L’agrément est valable cinq ans. Une certification professionnelle est nécessaire, ou un diplôme Bac +3 minimum en gestion administrative et comptable, ou encore la qualité d’officier de police judiciaire. Enfin, toute personne voulant exercer le métier d’agent de sécurité privée doit être titulaire d’une carte professionnelle délivrée par le Cnaps. Sa durée de validité est aussi de cinq ans. Pour l’obtenir, il faut justifier de l’aptitude professionnelle, et pour ce faire, avoir suivi une formation et être titulaire du diplôme ou de l’équivalence pour les militaires, gendarmes, policiers…

Radio, conflit, extincteur
À Nouméa, trois centres dispensent ces cours concentrés sur un mois et sanctionnés par un examen. Parmi les matières enseignées : communication radio, gestion d’un conflit, notions de droit, connaissance des interdits, premiers gestes de secourisme, manipulation d’un extincteur, rédaction d’une main courante, etc.

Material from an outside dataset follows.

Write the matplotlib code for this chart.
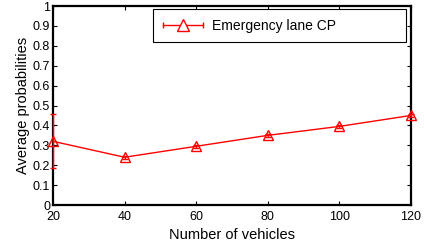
import matplotlib
matplotlib.use("Agg")
import matplotlib.pyplot as plt
from matplotlib.legend_handler import HandlerBase
from matplotlib.lines import Line2D

plt.rcParams["font.family"] = ["Liberation Sans", "DejaVu Sans"]

vehicles = [20, 40, 60, 80, 100, 120]
probabilities = [0.32, 0.24, 0.295, 0.35, 0.395, 0.45]
errors = [0.135, 0.008, 0.008, 0.008, 0.008, 0.008]
y_ticks = [0, 0.1, 0.2, 0.3, 0.4, 0.5, 0.6, 0.7, 0.8, 0.9, 1]
y_labels = ["0", "0.1", "0.2", "0.3", "0.4", "0.5", "0.6", "0.7", "0.8", "0.9", "1"]


class GnuplotErrorHandle(HandlerBase):
    # horizontal line with end caps and a marker in the middle
    def create_artists(self, legend, orig_handle, xdescent, ydescent,
                       width, height, fontsize, trans):
        y = height / 2 - ydescent
        x0, x1 = -xdescent, width - xdescent
        line = Line2D([x0, x1], [y, y], color="red", linewidth=1.0, transform=trans)
        caps = Line2D([x0, x1], [y, y], linestyle="none", marker="|", markersize=5,
                      markeredgewidth=1.0, color="red", transform=trans)
        mark = Line2D([(x0 + x1) / 2], [y], linestyle="none", marker="^", markersize=8,
                      markerfacecolor="white", markeredgecolor="red",
                      markeredgewidth=1.0, transform=trans)
        return [line, caps, mark]


fig = plt.figure(figsize=(4.24, 2.45), dpi=100, facecolor="white")
ax = fig.add_axes([53 / 424, 1 - 205 / 245, 358 / 424, 199 / 245])

series = ax.errorbar(
    vehicles,
    probabilities,
    yerr=errors,
    color="red",
    linewidth=1.0,
    marker="^",
    markersize=7,
    markerfacecolor="none",
    markeredgecolor="red",
    markeredgewidth=1.0,
    capsize=2.5,
    elinewidth=1.0,
    clip_on=False,
    zorder=3,
)

ax.set_xlim(20, 120)
ax.set_ylim(0, 1)
ax.set_xticks(vehicles)
ax.set_yticks(y_ticks)
ax.set_yticklabels(y_labels)
ax.tick_params(direction="in", top=True, right=True, length=3, width=0.8, labelsize=9, pad=2)
ax.tick_params(axis="x", pad=4)
for spine in ax.spines.values():
    spine.set_linewidth(1.6)
ax.set_xlabel("Number of vehicles", fontsize=10.5, labelpad=4)
ax.set_ylabel("Average probabilities", fontsize=10.5, labelpad=2)

legend = ax.legend(
    [series],
    ["Emergency lane CP"],
    handler_map={type(series): GnuplotErrorHandle()},
    loc="upper left",
    bbox_to_anchor=(0.279, 0.84, 0.707, 0.145),
    mode="expand",
    fontsize=10,
    fancybox=False,
    framealpha=1,
    edgecolor="black",
    borderpad=0.7,
    handlelength=2.9,
    handletextpad=0.65,
    borderaxespad=0,
)
legend.get_frame().set_linewidth(0.8)

fig.savefig("out.png", dpi=100, facecolor="white")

L’examen de la demande de formation inclut notamment une enquête administrative durant laquelle sont consultés les fichiers relatifs au casier judiciaire mais aussi aux personnes recherchées. « Cette enquête permet de vérifier que le demandeur n’a pas commis d’actes incompatibles avec l’exercice d’une activité privée de sécurité » écrit le Cnaps. Un code de déontologie s’applique à toutes les personnes physiques ou morales du secteur.